Lalu, bagaimana dengan angka kasus korupsi Indonesia selama empat tahun terakhir? Menurut Indonesian Corruption Watch (ICW), pada tahun 2023 tercatat ada sekitar 791 korupsi yang dilaporkan. Hal tersebut merupakan peningkatan drastis dari 579 kasus pada tahun 2022. Sebelumnya, ICW juga mencatat bahwa terdapat 533 kasus korupsi pada tahun 2021 dan 444 kasus di 2020. Sementara di tahun 2024 sendiri, KPK sedang menangani sekitar 93 kasus korupsi. Namun, angka tersebut mungkin akan meningkat setelah ada data-data baru yang lebih jelas.
Jenis-jenis kasus korupsi yang disebutkan pun beragam. Namun, beberapa kasus mencolok daripada yang lain. Beberapa kasus tersebut yang bisa dikelompokan yakni korupsi bansos, pencucian uang, suap, dan gratifikasi.
Kemiskinan di Indonesia
Kemudian ada tingkat kemiskinan di Indonesia. Secara menyeluruh, angka kemiskinan di Indonesia terus menurun secara perlahan setiap tahunnya. Namun, hal ini bukanlah alasan agar tidak mengubah bagaimana pemerintah menjalankan kebijakannya selama ini. Berdasarkan data BPS, presentase penduduk miskin di Indonesia pada tahun 2024 berjumlah 25,22 juta orang. Jika dibandingkan dengan tahun 2023 dan 2022, jumlah presentase penduduk miskin di Indonesia berjumlah 25,90 juta dan 26,16 juta orang.
Pesan-Pesan dan Analogi
Indonesia membutuhkan pemimpin yang baik. Pemimpin yang baik adalah pemimpin yang memikirkan rakyatnya. Suatu bangsa tidak akan berdiri dengan kokoh jika pemerintahnya termakan oleh kerakusan belaka. Situasi negeri ini sangat reflektif tentang perkataan Soekarno Hatta yang berbunyi "Perjuanganku lebih mudah karena mengusir penjajah, tapi perjuanganmu akan lebih sulit karena melawan bangsamu sendiri.". Mungkin kita selama ini telah dibodohi dan dipermainkan oleh bangsa sendiri sejak dulu serta kurang menanggapinya.
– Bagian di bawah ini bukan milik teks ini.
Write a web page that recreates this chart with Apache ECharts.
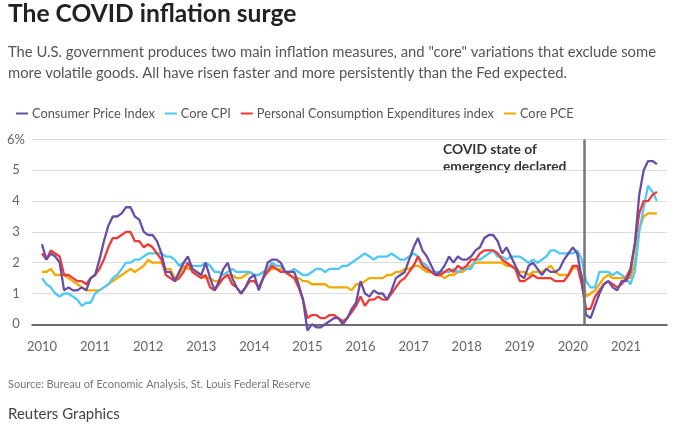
<!DOCTYPE html>
<html>
<head>
<meta charset="utf-8">
<script src="https://cdn.jsdelivr.net/npm/echarts@6/dist/echarts.min.js"></script>
<style>
  html, body { margin: 0; padding: 0; background: #fff; }
  #chart { width: 688px; height: 427px; }
</style>
</head>
<body>
<div id="chart"></div>
<script>
// monthly year-over-year % change, Jan 2010 .. Aug 2021
const startYear = 2010;
const yearTicks = [2010, 2011, 2012, 2013, 2014, 2015, 2016, 2017, 2018, 2019, 2020, 2021];
const yTicks = [0, 1, 2, 3, 4, 5, 6];
const covidMonth = 2020 + 2.5 / 12; // mid March 2020

const cpi = [
  2.6, 2.1, 2.3, 2.2, 2.0, 1.1, 1.2, 1.1, 1.1, 1.2, 1.1, 1.5,
  1.6, 2.1, 2.7, 3.2, 3.5, 3.5, 3.6, 3.8, 3.8, 3.5, 3.4, 3.0,
  2.9, 2.9, 2.7, 2.3, 1.7, 1.7, 1.4, 1.7, 2.0, 2.2, 1.8, 1.7,
  1.6, 2.0, 1.5, 1.1, 1.4, 1.8, 2.0, 1.5, 1.2, 1.0, 1.2, 1.5,
  1.6, 1.1, 1.5, 2.0, 2.1, 2.1, 2.0, 1.7, 1.7, 1.7, 1.3, 0.8,
  -0.2, 0.0, -0.1, -0.1, 0.0, 0.1, 0.2, 0.2, 0.0, 0.2, 0.5, 0.7,
  1.4, 1.0, 0.9, 1.1, 1.0, 1.0, 0.8, 1.1, 1.5, 1.6, 1.7, 2.1,
  2.5, 2.8, 2.4, 2.2, 1.9, 1.6, 1.7, 1.9, 2.2, 2.0, 2.2, 2.1,
  2.1, 2.2, 2.4, 2.5, 2.8, 2.9, 2.9, 2.7, 2.3, 2.5, 2.2, 1.9,
  1.6, 1.5, 1.9, 2.0, 1.8, 1.6, 1.8, 1.7, 1.7, 1.8, 2.1, 2.3,
  2.5, 2.3, 1.5, 0.3, 0.2, 0.6, 1.0, 1.3, 1.4, 1.2, 1.1, 1.4,
  1.4, 1.7, 2.6, 4.2, 5.0, 5.3, 5.3, 5.2
];
const coreCpi = [
  1.5, 1.3, 1.2, 1.0, 0.9, 1.0, 1.0, 0.9, 0.8, 0.6, 0.7, 0.7,
  1.0, 1.1, 1.2, 1.3, 1.5, 1.6, 1.8, 2.0, 2.0, 2.1, 2.1, 2.2,
  2.3, 2.3, 2.3, 2.3, 2.2, 2.2, 2.1, 1.9, 2.0, 2.0, 1.9, 1.9,
  1.9, 2.0, 1.9, 1.7, 1.7, 1.6, 1.7, 1.8, 1.7, 1.7, 1.7, 1.7,
  1.6, 1.6, 1.7, 1.8, 2.0, 1.9, 1.9, 1.7, 1.7, 1.8, 1.7, 1.6,
  1.6, 1.7, 1.8, 1.8, 1.7, 1.8, 1.8, 1.8, 1.9, 1.9, 2.0, 2.1,
  2.2, 2.3, 2.2, 2.1, 2.2, 2.2, 2.2, 2.3, 2.2, 2.1, 2.1, 2.2,
  2.3, 2.2, 2.0, 1.9, 1.7, 1.7, 1.7, 1.7, 1.7, 1.8, 1.7, 1.8,
  1.8, 1.8, 2.1, 2.1, 2.2, 2.3, 2.4, 2.2, 2.2, 2.1, 2.2, 2.2,
  2.2, 2.1, 2.0, 2.1, 2.0, 2.1, 2.2, 2.4, 2.4, 2.3, 2.3, 2.3,
  2.3, 2.4, 2.1, 1.4, 1.2, 1.2, 1.7, 1.7, 1.7, 1.6, 1.7, 1.6,
  1.5, 1.3, 1.7, 3.0, 3.8, 4.5, 4.3, 4.0
];
const pce = [
  2.3, 2.1, 2.4, 2.3, 2.2, 1.6, 1.6, 1.5, 1.4, 1.4, 1.3, 1.5,
  1.6, 1.8, 2.1, 2.5, 2.8, 2.8, 2.9, 3.0, 3.0, 2.7, 2.7, 2.5,
  2.6, 2.5, 2.3, 2.1, 1.6, 1.5, 1.4, 1.5, 1.7, 2.0, 1.7, 1.6,
  1.5, 1.6, 1.2, 1.1, 1.3, 1.5, 1.6, 1.3, 1.2, 1.0, 1.2, 1.4,
  1.4, 1.2, 1.5, 1.7, 1.9, 1.8, 1.7, 1.7, 1.6, 1.5, 1.2, 0.8,
  0.2, 0.3, 0.3, 0.2, 0.2, 0.3, 0.3, 0.2, 0.1, 0.2, 0.4, 0.6,
  0.9, 0.6, 0.8, 0.8, 0.9, 0.8, 0.8, 1.0, 1.2, 1.4, 1.5, 1.7,
  1.9, 2.2, 1.9, 1.8, 1.7, 1.6, 1.6, 1.7, 1.8, 1.7, 1.9, 1.8,
  1.9, 2.1, 2.1, 2.3, 2.4, 2.4, 2.4, 2.3, 2.1, 2.0, 1.9, 1.8,
  1.4, 1.4, 1.5, 1.6, 1.5, 1.5, 1.5, 1.5, 1.4, 1.4, 1.4, 1.6,
  1.9, 1.9, 1.3, 0.5, 0.5, 0.9, 1.1, 1.3, 1.4, 1.3, 1.2, 1.3,
  1.5, 1.8, 2.6, 3.6, 4.0, 4.0, 4.2, 4.3
];
const corePce = [
  1.7, 1.7, 1.8, 1.6, 1.6, 1.6, 1.5, 1.4, 1.3, 1.2, 1.1, 1.1,
  1.1, 1.1, 1.2, 1.3, 1.4, 1.5, 1.6, 1.7, 1.8, 1.7, 1.8, 1.9,
  2.1, 2.0, 2.0, 2.0, 1.8, 1.8, 1.5, 1.6, 1.9, 1.8, 1.8, 1.7,
  1.6, 1.5, 1.5, 1.4, 1.4, 1.5, 1.6, 1.6, 1.5, 1.5, 1.6, 1.7,
  1.6, 1.6, 1.7, 1.7, 1.8, 1.8, 1.8, 1.7, 1.6, 1.5, 1.5, 1.4,
  1.4, 1.3, 1.3, 1.3, 1.3, 1.2, 1.2, 1.2, 1.2, 1.2, 1.1, 1.3,
  1.3, 1.4, 1.5, 1.5, 1.5, 1.5, 1.6, 1.6, 1.7, 1.7, 1.8, 1.8,
  1.9, 1.9, 1.8, 1.7, 1.7, 1.6, 1.6, 1.5, 1.6, 1.6, 1.7, 1.7,
  1.8, 1.9, 2.0, 2.0, 2.0, 2.0, 2.0, 2.0, 2.0, 1.9, 1.9, 1.8,
  1.7, 1.7, 1.6, 1.7, 1.7, 1.7, 1.8, 1.9, 1.7, 1.6, 1.6, 1.6,
  1.8, 1.9, 1.6, 0.9, 1.0, 1.1, 1.3, 1.5, 1.6, 1.5, 1.5, 1.5,
  1.5, 1.5, 2.0, 3.1, 3.5, 3.6, 3.6, 3.6
];

const FONT = 'Lato';

function toPairs(values) {
  return values.map((v, i) => [startYear + i / 12, v]);
}

function lineSeries(name, values, color, extra) {
  return Object.assign({
    name: name,
    type: 'line',
    data: toPairs(values),
    showSymbol: false,
    clip: false,
    lineStyle: { color: color, width: 2.3 },
    itemStyle: { color: color },
    emphasis: { disabled: true }
  }, extra || {});
}

const chart = echarts.init(document.getElementById('chart'));
chart.setOption({
  animation: false,
  textStyle: { fontFamily: FONT },
  grid: { left: 32, right: 21, top: 139.5, bottom: 102.7 },
  legend: {
    left: 11,
    top: 102,
    icon: 'rect',
    itemWidth: 12,
    itemHeight: 2,
    itemGap: 10,
    textStyle: { fontFamily: FONT, fontSize: 12.8, color: '#555', padding: [0, 0, 0, -1] },
    data: ['Consumer Price Index', 'Core CPI', 'Personal Consumption Expenditures index', 'Core PCE']
  },
  xAxis: {
    type: 'value',
    min: 2009.812,
    max: 2021.773,
    axisLine: { show: true, lineStyle: { color: '#444', width: 1.5 } },
    axisTick: { show: false },
    splitLine: { show: false },
    axisLabel: {
      customValues: yearTicks,
      formatter: v => String(Math.round(v)),
      color: '#666',
      fontSize: 13,
      margin: 16
    }
  },
  yAxis: {
    type: 'value',
    min: 0,
    max: 6,
    interval: 1,
    axisLine: { show: false },
    axisTick: { show: false },
    splitLine: { lineStyle: { color: '#ddd', width: 1.2 } },
    axisLabel: {
      formatter: v => (v === yTicks[yTicks.length - 1] ? v + '%' : String(v)),
      color: '#666',
      fontSize: 13,
      align: 'center',
      margin: 16
    }
  },
  series: [
    lineSeries('Core PCE', corePce, '#f5a800'),
    lineSeries('Core CPI', coreCpi, '#4fc8f5'),
    lineSeries('Personal Consumption Expenditures index', pce, '#f03a35'),
    lineSeries('Consumer Price Index', cpi, '#6a4ea6', {
      markLine: {
        silent: true,
        symbol: 'none',
        label: { show: false },
        lineStyle: { color: '#777', width: 2.5, type: 'solid' },
        data: [{ xAxis: covidMonth }]
      }
    })
  ],
  graphic: [
    {
      type: 'text', left: 8, top: 2,
      style: { text: 'The COVID inflation surge', fontFamily: FONT, fontSize: 24.6, fontWeight: 'bold', fill: '#222' }
    },
    {
      type: 'text', left: 8, top: 42,
      style: {
        text: 'The U.S. government produces two main inflation measures, and "core" variations that exclude some\nmore volatile goods. All have risen faster and more persistently than the Fed expected.',
        fontFamily: FONT, fontSize: 14.8, lineHeight: 21, fill: '#555'
      }
    },
    {
      type: 'text', left: 443, top: 141,
      style: {
        text: 'COVID state of\nemergency declared',
        fontFamily: FONT, fontSize: 13.8, fontWeight: 'bold', lineHeight: 17, fill: '#333'
      }
    },
    {
      type: 'text', left: 8, top: 379,
      style: { text: 'Source: Bureau of Economic Analysis, St. Louis Federal Reserve', fontFamily: FONT, fontSize: 11, fill: '#777' }
    },
    {
      type: 'text', left: 8, top: 407,
      style: { text: 'Reuters Graphics', fontFamily: FONT, fontSize: 15, fill: '#444' }
    }
  ]
});
</script>
</body>
</html>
Korupsi dan kemiskinan bisa diibaratkan seperti pohon pinus yang daunnya jatuh dan mengeluarkan zat saat jatuh ke tanah. Hal ini kemudian menghambat pertumbuhan tanaman lain dibawah pohon pinus. Ibaratkan zat yang dikeluarkan daun berjatuhan ini adalah korupsi yang menghalangi tanaman lain tumbuh di sekitar pohon pinus. Tanaman kecil itu adalah masyarakat miskin yang berusaha bertahan hidup, tetapi tidak pernah mendapat cukup nutrisi untuk tumbuh sehat. Alhasil, mereka tersingkir dan mati, sementara pohon korupsi tumbuh semakin besar. Begitu pula dengan korupsi yang mengakar kuat dalam masyarakat.